◆ Directive: The listing below begins with the first line you should copy; stop after the line containing "Y_RANGE = [2000, 6000]", and drop every picture.
>> START Task input
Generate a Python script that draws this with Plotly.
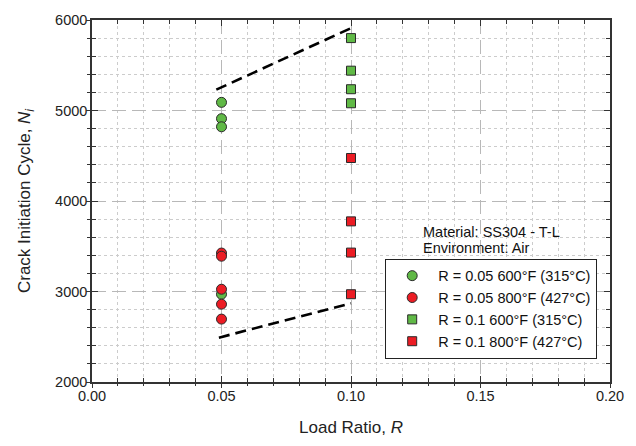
import plotly.graph_objects as go

# Crack initiation cycles by load ratio and test temperature
r_005_600F = [0.05, 0.05, 0.05, 0.05]
n_005_600F = [5090, 4910, 4820, 2970]

r_005_800F = [0.05, 0.05, 0.05, 0.05, 0.05]
n_005_800F = [3425, 3390, 3025, 2860, 2695]

r_01_600F = [0.10, 0.10, 0.10, 0.10]
n_01_600F = [5800, 5440, 5235, 5080]

r_01_800F = [0.10, 0.10, 0.10, 0.10]
n_01_800F = [4475, 3775, 3430, 2970]

# Upper and lower bounding lines
upper_r = [0.048, 0.100]
upper_n = [5230, 5910]
lower_r = [0.049, 0.100]
lower_n = [2490, 2870]

X_RANGE = [0, 0.2]
Y_RANGE = [2000, 6000]

GREEN = "#60b946"
RED = "#ec1c24"
EDGE = "#2a2a2a"
AXIS = "#333333"
FONT = "Liberation Sans, Arial, sans-serif"
FS = 14.5

fig = go.Figure()

dash_line = dict(color="black", width=2.6, dash="11px,6px")
fig.add_trace(go.Scatter(x=upper_r, y=upper_n, mode="lines", line=dash_line,
                         showlegend=False, hoverinfo="skip"))
fig.add_trace(go.Scatter(x=lower_r, y=lower_n, mode="lines", line=dash_line,
                         showlegend=False, hoverinfo="skip"))

fig.add_trace(go.Scatter(
    x=r_005_600F, y=n_005_600F, mode="markers", name="R = 0.05 600°F (315°C)",
    marker=dict(symbol="circle", size=10, color=GREEN, line=dict(color=EDGE, width=1))))
fig.add_trace(go.Scatter(
    x=r_005_800F, y=n_005_800F, mode="markers", name="R = 0.05 800°F (427°C)",
    marker=dict(symbol="circle", size=10, color=RED, line=dict(color=EDGE, width=1))))
fig.add_trace(go.Scatter(
    x=r_01_600F, y=n_01_600F, mode="markers", name="R = 0.1 600°F (315°C)",
    marker=dict(symbol="square", size=9, color=GREEN, line=dict(color=EDGE, width=1))))
fig.add_trace(go.Scatter(
    x=r_01_800F, y=n_01_800F, mode="markers", name="R = 0.1 800°F (427°C)",
    marker=dict(symbol="square", size=9, color=RED, line=dict(color=EDGE, width=1))))

axis_common = dict(
    showline=True, linecolor=AXIS, linewidth=1.5, mirror="ticks",
    ticks="inside", ticklen=6, tickcolor=AXIS, tickwidth=1.2,
    showgrid=True, gridcolor="#b8b8b8", gridwidth=1, griddash="14px,6px",
    zeroline=False, tickfont=dict(family=FONT, size=FS, color="#222222"),
)

fig.update_xaxes(
    range=X_RANGE, dtick=0.05, tickformat=".2f",
    title=dict(text="Load Ratio, <i>R</i>", font=dict(family=FONT, size=17, color="#222222"),
               standoff=18),
    minor=dict(dtick=0.01, ticks="inside", ticklen=4, tickcolor=AXIS,
               showgrid=True, gridcolor="#cccccc", griddash="dot", gridwidth=1),
    **axis_common,
)
fig.update_yaxes(
    range=Y_RANGE, dtick=1000,
    title=dict(text="Crack Initiation Cycle, <i>N</i><sub><i>i</i></sub>",
               font=dict(family=FONT, size=17, color="#222222"), standoff=20),
    minor=dict(dtick=200, ticks="inside", ticklen=4, tickcolor=AXIS,
               showgrid=True, gridcolor="#cccccc", griddash="dot", gridwidth=1),
    **axis_common,
)

# Outward half of the crossing ticks on the left and bottom axes
fig.update_layout(
    xaxis2=dict(overlaying="x", side="bottom", range=X_RANGE, dtick=0.05,
                ticks="outside", ticklen=5, tickcolor=AXIS, tickwidth=1.2,
                showticklabels=False, showgrid=False, zeroline=False, showline=False,
                minor=dict(dtick=0.01, ticks="outside", ticklen=3, tickcolor=AXIS)),
    yaxis2=dict(overlaying="y", side="left", range=Y_RANGE, dtick=1000,
                ticks="outside", ticklen=5, tickcolor=AXIS, tickwidth=1.2,
                showticklabels=False, showgrid=False, zeroline=False, showline=False,
                minor=dict(dtick=200, ticks="outside", ticklen=4, tickcolor=AXIS)),
)
fig.add_trace(go.Scatter(x=[None], y=[None], xaxis="x2", yaxis="y2",
                         showlegend=False, hoverinfo="skip"))

fig.add_annotation(x=0.636, y=0.415, xref="paper", yref="paper", xanchor="left",
                   yanchor="middle", showarrow=False, text="Material: SS304 - T-L",
                   font=dict(family=FONT, size=FS, color="#111111"))
fig.add_annotation(x=0.636, y=0.369, xref="paper", yref="paper", xanchor="left",
                   yanchor="middle", showarrow=False, text="Environment: Air",
                   font=dict(family=FONT, size=FS, color="#111111"))

fig.update_layout(
    width=636, height=446,
    margin=dict(l=92, r=17, t=14, b=60),
    paper_bgcolor="white", plot_bgcolor="white",
    font=dict(family=FONT, size=FS, color="#111111"),
    legend=dict(x=0.566, y=0.3405, xanchor="left", yanchor="top",
                bgcolor="white", bordercolor="#222222", borderwidth=1,
                font=dict(family=FONT, size=FS, color="#111111"),
                itemwidth=42, tracegroupgap=0),
)

fig.write_html("out.html")
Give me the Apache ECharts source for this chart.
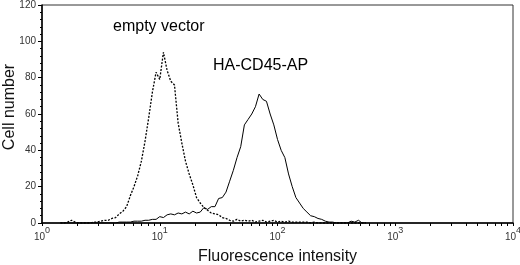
<!DOCTYPE html>
<html>
	<head>
		<meta charset="utf-8">
		<title>Fluorescence histogram</title>
		<script src="https://cdn.jsdelivr.net/npm/echarts@6/dist/echarts.min.js"></script>
	</head>
	<body style="margin:0;background:#fff">
		<div id="box" style="width: 520px;height: 265px;"></div>
		<script>
			// log display: 64 channels per decade, 10^0 .. 10^4 = channel 0 .. 256
			var channels = [
				10, 12, 14, 16, 18, 20, 22, 24, 26, 28,
				30, 32, 34, 36, 38, 40, 42, 44, 46, 48,
				50, 52, 54, 56, 58, 60, 62, 64, 66, 68,
				70, 72, 74, 76, 78, 80, 82, 84, 86, 88,
				90, 92, 94, 96, 98, 100, 102, 104, 106, 108,
				110, 112, 114, 116, 118, 120, 122, 124, 126, 128,
				130, 132, 134, 136, 138, 140, 142, 144, 146, 148,
				150, 152, 154, 156, 158, 160, 162, 164, 166, 168,
				170, 172, 174, 176
			]
			var emptyVector = [
				0, 0, 0.5, 1.5, 0.5, 0, 0, 0, 0, 0.5,
				0.5, 1, 1.5, 1.5, 2.5, 3, 5, 6.5, 9, 15,
				20, 26, 34, 45, 58, 72, 83, 79, 94, 84,
				78, 76, 55, 44, 34, 27, 21, 14, 11, 8.5,
				7, 5.5, 5, 4.5, 3, 2.5, 1.5, 1, 2, 1,
				1.5, 1, 1.5, 0.5, 1, 1.5, 0.5, 1, 1.5, 0.5,
				1, 0.5, 1, 0.5, 0.5, 0.5, 0.5, 0.5, 0, 0.5,
				0, 0, 0, 0, 0, 0, 0, 0, 0, 0,
				0, 0, 0, 0
			]
			var haCD45AP = [
				0, 0, 0, 0, 0, 0, 0, 0, 0, 0,
				0, 0, 0, 0, 0, 0, 0.5, 0.5, 0.5, 0.5,
				1, 1, 1, 1.5, 1.5, 2, 2, 3.5, 3, 4.5,
				5, 4.5, 5.5, 5, 6, 5, 6.5, 5.5, 6, 8.5,
				7.5, 9, 9, 13.5, 14, 17, 23, 29, 36, 42,
				54, 57, 60, 64, 71, 68, 67, 60, 54, 46,
				40, 36, 27, 20, 14, 11, 8, 6, 4, 3.5,
				2.5, 2, 1, 0.5, 0.5, 0, 0, 0, 0, 1,
				0.5, 1.5, 0, 0
			]
			var decades = [0, 1, 2, 3, 4]
			var yTicks = [0, 20, 40, 60, 80, 100, 120]

			var font = 'Liberation Sans, Arial, sans-serif'

			// tick marks at 1..9 of every decade
			var xTickValues = []
			for (var d = 0; d < 4; d++) {
				for (var k = 1; k < 10; k++) {
					xTickValues.push(64 * (d + Math.log10(k)))
				}
			}
			xTickValues.push(256)

			function pairs(vals) {
				return channels.map(function(c, i) { return [c, vals[i]] })
			}

			var mCharts = echarts.init(document.querySelector('#box'))
			var option = {
				animation: false,
				grid: {
					left: 42, right: 7, top: 5, bottom: 42,
					containLabel: false,
					outerBoundsMode: 'none',
					show: true, borderColor: '#333', borderWidth: 1
				},
				xAxis: {
					type: 'value',
					min: 0,
					max: 256,
					interval: 64,
					name: 'Fluorescence intensity',
					nameLocation: 'middle',
					nameGap: 26,
					nameMoveOverlap: false,
					nameTextStyle: { fontFamily: font, fontSize: 16, color: '#111' },
					axisLine: { lineStyle: { color: '#000', width: 1.5 } },
					axisTick: { show: true, length: 3, customValues: xTickValues, lineStyle: { color: '#000' } },
					splitLine: { show: false },
					axisLabel: {
						margin: 3,
						showMinLabel: true,
						showMaxLabel: true,
						formatter: function(v) {
							return '{b|10}{s|' + decades[Math.round(v / 64)] + '}'
						},
						rich: {
							b: { fontFamily: font, fontSize: 10, color: '#333', lineHeight: 16, verticalAlign: 'bottom' },
							s: { fontFamily: font, fontSize: 9, color: '#333', lineHeight: 16, verticalAlign: 'top' }
						}
					}
				},
				yAxis: {
					type: 'value',
					min: yTicks[0],
					max: yTicks[yTicks.length - 1],
					interval: 20,
					name: 'Cell number',
					nameLocation: 'middle',
					nameGap: 24,
					nameMoveOverlap: false,
					nameTextStyle: { fontFamily: font, fontSize: 16, color: '#111', padding: [0, 0, 0, 14] },
					axisLine: { show: true, lineStyle: { color: '#000', width: 1.5 } },
					axisTick: { show: true, length: 4, lineStyle: { color: '#000' } },
					minorTick: { show: true, splitNumber: 5, length: 2, lineStyle: { color: '#000' } },
					splitLine: { show: false },
					axisLabel: { fontFamily: font, fontSize: 10, color: '#333', margin: 6 }
				},
				series: [
					{
						name: 'empty vector',
						type: 'line',
						showSymbol: false,
						data: pairs(emptyVector),
						lineStyle: { color: '#000', width: 1.3, type: [2, 1.5] }
					},
					{
						name: 'HA-CD45-AP',
						type: 'line',
						showSymbol: false,
						data: pairs(haCD45AP),
						lineStyle: { color: '#000', width: 1 }
					}
				],
				graphic: [
					{ type: 'text', left: 113, top: 19, style: { text: 'empty vector', fontFamily: font, fontSize: 16, fill: '#000' } },
					{ type: 'text', left: 213, top: 58, style: { text: 'HA-CD45-AP', fontFamily: font, fontSize: 16, fill: '#000' } }
				]
			}
			mCharts.setOption(option)
		</script>
	</body>
</html>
>> END Task input
◆ Result of this exercise:
Generate a Python script that draws this with Plotly.
import plotly.graph_objects as go

# Crack initiation cycles by load ratio and test temperature
r_005_600F = [0.05, 0.05, 0.05, 0.05]
n_005_600F = [5090, 4910, 4820, 2970]

r_005_800F = [0.05, 0.05, 0.05, 0.05, 0.05]
n_005_800F = [3425, 3390, 3025, 2860, 2695]

r_01_600F = [0.10, 0.10, 0.10, 0.10]
n_01_600F = [5800, 5440, 5235, 5080]

r_01_800F = [0.10, 0.10, 0.10, 0.10]
n_01_800F = [4475, 3775, 3430, 2970]

# Upper and lower bounding lines
upper_r = [0.048, 0.100]
upper_n = [5230, 5910]
lower_r = [0.049, 0.100]
lower_n = [2490, 2870]

X_RANGE = [0, 0.2]
Y_RANGE = [2000, 6000]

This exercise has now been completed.